Peter Webster Palmer was born in Milwaukee on Sept. 20, 1931. He was raised mostly in St. Louis, where he attended Clayton High School and performed as a soloist with the chorus. (They once got to sing for President Truman.)
The strapping Palmer was offered football scholarships to several colleges but chose Illinois so he could also study voice with music professor Bruce Foote, a renowned concert singer at the time.
Meanwhile, with Palmer on the team, the Fighting Illini won the Big Ten championship in 1951 and ’53 and clobbered Stanford in the 1952 Rose Bowl.
“I came to Illinois known as a football player who could sing and left as a singer who could play football,” he said in 2018. “It was such a thrill for me to sing the anthem before the games. It ranks up there with anything I ever did.”
After graduation, Palmer won a contest sponsored by a Chicago radio station, went to Hollywood to study with Nelson Eddy’s teacher and signed with an agent before he was drafted into the U.S. Army.

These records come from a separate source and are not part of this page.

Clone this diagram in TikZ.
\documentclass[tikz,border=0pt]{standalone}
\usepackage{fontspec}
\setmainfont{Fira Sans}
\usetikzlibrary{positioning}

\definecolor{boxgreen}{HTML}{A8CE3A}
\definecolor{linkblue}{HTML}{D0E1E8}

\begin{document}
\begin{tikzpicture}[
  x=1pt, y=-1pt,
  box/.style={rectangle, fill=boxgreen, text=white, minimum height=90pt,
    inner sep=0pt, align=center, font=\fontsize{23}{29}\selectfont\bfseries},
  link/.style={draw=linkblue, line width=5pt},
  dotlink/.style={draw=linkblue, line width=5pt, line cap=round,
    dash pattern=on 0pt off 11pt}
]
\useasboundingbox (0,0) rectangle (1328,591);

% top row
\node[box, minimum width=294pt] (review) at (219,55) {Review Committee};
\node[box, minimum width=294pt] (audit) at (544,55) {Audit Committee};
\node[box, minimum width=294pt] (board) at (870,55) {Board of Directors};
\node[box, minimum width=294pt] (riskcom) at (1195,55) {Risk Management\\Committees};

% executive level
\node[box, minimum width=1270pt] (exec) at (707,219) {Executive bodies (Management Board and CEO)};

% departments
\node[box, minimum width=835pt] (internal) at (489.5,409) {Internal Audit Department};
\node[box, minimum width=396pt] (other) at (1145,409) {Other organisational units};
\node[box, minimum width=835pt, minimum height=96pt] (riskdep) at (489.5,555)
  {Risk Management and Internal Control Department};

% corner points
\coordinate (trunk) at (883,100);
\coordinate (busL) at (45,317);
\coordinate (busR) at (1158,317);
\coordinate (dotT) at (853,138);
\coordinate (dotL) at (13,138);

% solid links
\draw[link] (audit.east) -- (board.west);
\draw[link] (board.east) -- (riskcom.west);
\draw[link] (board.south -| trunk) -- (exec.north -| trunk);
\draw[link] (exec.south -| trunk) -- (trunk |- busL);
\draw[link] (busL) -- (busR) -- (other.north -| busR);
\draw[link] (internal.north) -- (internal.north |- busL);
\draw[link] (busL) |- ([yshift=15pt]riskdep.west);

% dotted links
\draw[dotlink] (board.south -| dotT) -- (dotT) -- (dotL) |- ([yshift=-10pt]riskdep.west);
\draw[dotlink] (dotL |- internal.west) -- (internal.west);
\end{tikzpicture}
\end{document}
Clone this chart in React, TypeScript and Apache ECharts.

Following the Li’l Abner movie, Palmer struggled to find work in Hollywood, though he did return to Broadway to star in a revival of Brigadoon in 1963 and to work opposite Carol Channing in Lorelei in 1974.
He also had regular roles on the 1967 ABC drama Custer, starring Wayne Maunder, and the 1977 NBC sitcom The Kallikaks and guest-starred on other series including The Bill Dana Show, Emergency!, The Rockford Files, Three’s Company, Charlie’s Angels, Dallas and Superboy.
Palmer was married twice — his wife of 45 years, singer-actress Aniko Farrell, died in 2011 — and had six children.